With But a Single Thought

And speaking of self-fulfilling prophecies…We were speaking of them the other day in High Tension and ever since I keep bumping into them. You know how that goes, when you mention something or learn a new word and immediately afterward it’s everywhere. It’s been happening to me with that word ‘quotidian’ which I was told is a very rare, peculiar word – I keep hearing and reading it. It doesn’t seem to be all that rare. And self-fulfilling prophecy is everywhere too. There was that Robert Frank article in the NY Times a few days ago (which unfortunately has now gone into the archive and which the link generator never generated a link for, so I can’t quote from it), pointing out that first-year economics students are substantially more likely to believe that people (including economics students) are self-interested than non-economics students are. Actually ‘non-economics students’ is a hand-wave, because I don’t remember who the comparison group was. Than Xs are, it should have said. At any rate, the article was interesting, and persuasive. Many economists do seem to think that way, which makes their writing often a combination of the revelatory and the absurd. One minute one is thinking ‘Oh of course, that’s how that works,’ and the next one is thinking ‘Oh come on, that’s just not the only thing that motivates everyone!’ I’ve had that reaction in reading Frank himself, in fact. The Winner-Take-All Society and Luxury Fever. They’re very explanatory and stimulating, but they also keep leaving out huge aspects of the question, by assuming that everyone wants ‘success’ in the sense of Mo Money. But people want other things too, and sometimes even instead.

And Todd Gitlin talks about it in his Mother Jones article on David Horowitz’s campaign to get state legislatures to bean-count university faculties and their reading lists.

Academics do flock together and sometimes abuse their power. The even more intractable problem is that conformity, both the faculty’s and the students’, is self-fulfilling, lending itself to the enshrinement of the smug, the snug, and the narrow. Much of the muffling, as always, is the product of peer pressure, which is as real at liberal arts colleges as at military academies. When fundamentals go unquestioned and dissenters are intimidated, those who prevail get lazier and dumber.

Yup. But then – as Gitlin goes on to say, the answer is not to get The State (that is, the local real estate agents moonlighting as legislators) to fix the problem. The answer is to question fundamentals yourself. Not call the cops to ask fundamental questions for you, just shrug your shoulders, eat a handful of nuts or arugula for endurance, take a deep breath, and get in there and disagree with someone. Quit whining; show some backbone.

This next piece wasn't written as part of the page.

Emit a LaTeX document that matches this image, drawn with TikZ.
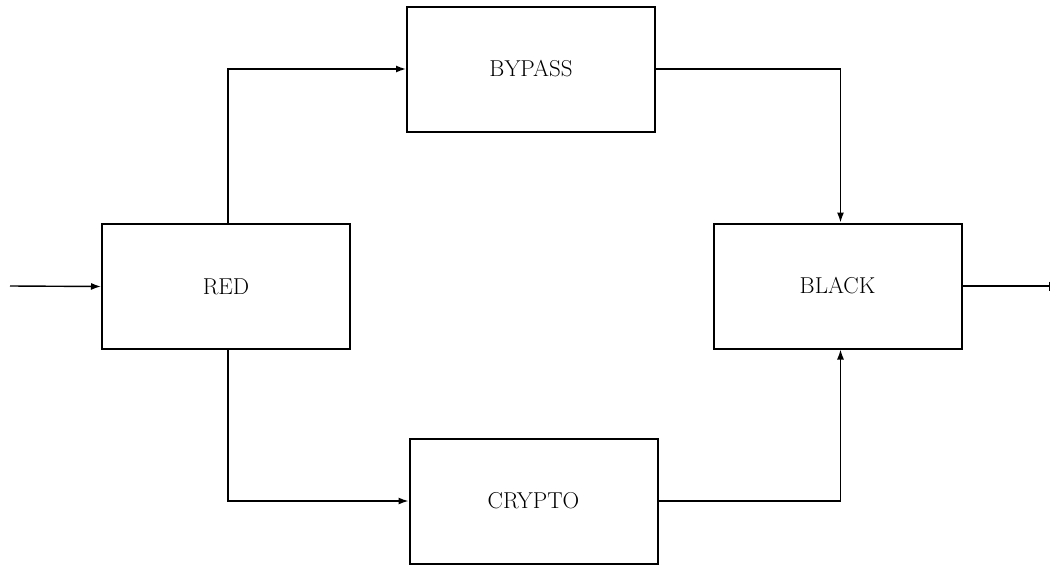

How deep is the silence? Hard to know. Much cited in conservative columns is a 2002 survey by the student newspaper at Wesleyan University, according to which a full 32 percent of the students felt “uncomfortable speaking their opinion” on the famously liberal campus. Whatever that means exactly, the pop-psych language is telling. Since when is higher education supposed to make you feel comfortable, anyway? In a largely unexamined triumph of marketplace values, college has come to be seen as a consumable product…What follows is grade inflation, epidemic cheating, scorn for a common curriculum, and an all-around supermarket attitude. Consumer choice—embrace whatever turns you on, avoid whatever turns you off—is elevated to a matter of high principle.

Exactly. It’s the ‘comfortable’ thing again. See Dictionary. You’re not supposed to feel comfortable! Plenty of time for that once you’re dead. While you’re alive you’re supposed to feel awake, alert, challenged, on the stretch.

And then there was this article about Summers and research on gender differences – which brings us around in a circle, because that was the subject of the ‘High Tension’ post. So we’re talking about the same thing here. Here:

There is a lot of tension in all this – because there are some rational, non-ostrich-like, non-fingers-in-ears, non-You Can’t Say That reasons for worry about, for instance, saying that a particular identifiable set of people may have, in however small a statistical sense, less of a given ability than another set or sets. One such reason is the self-fulfilling prophesy. The worry is that if you tell people – especially and all the more so if you tell them officially academically scientifically studies have shownically – that they are, or they belong to a group or subset of the population that is, statistically, however slightly and tail end effectly, innately less good at X, there is very often a strong tendency for the people in question to give up on X as a result. To relax their efforts, to decide it’s hopeless, to give themselves permission not to bang their heads against a wall.

And in the article:

Aronson and his colleagues have shown that many of the performance differences between men and women, and also between different races, can be erased with minor adjustments that influence test takers’ confidence. Tell a group of girls before a math exam that the test does not detect gender differences in mathematical ability and their scores increase. Tell white men before a similar exam that their scores are going to be compared to those of Asians and their scores drop simply because they think they won’t measure up. “This suggests there’s something about the testing situation itself,” Aronson says. “If there is a biological difference, then it’s one that’s awfully easy to overcome.”

Self-fulfilling prophecy is both interesting in itself, and a difficult problem for questions about policy, research, and the like. It’s not as if everyone can just shut up about everything because of the self-fulfilling propecy issue. But there may be times when everyone should. Just before math class, for instance.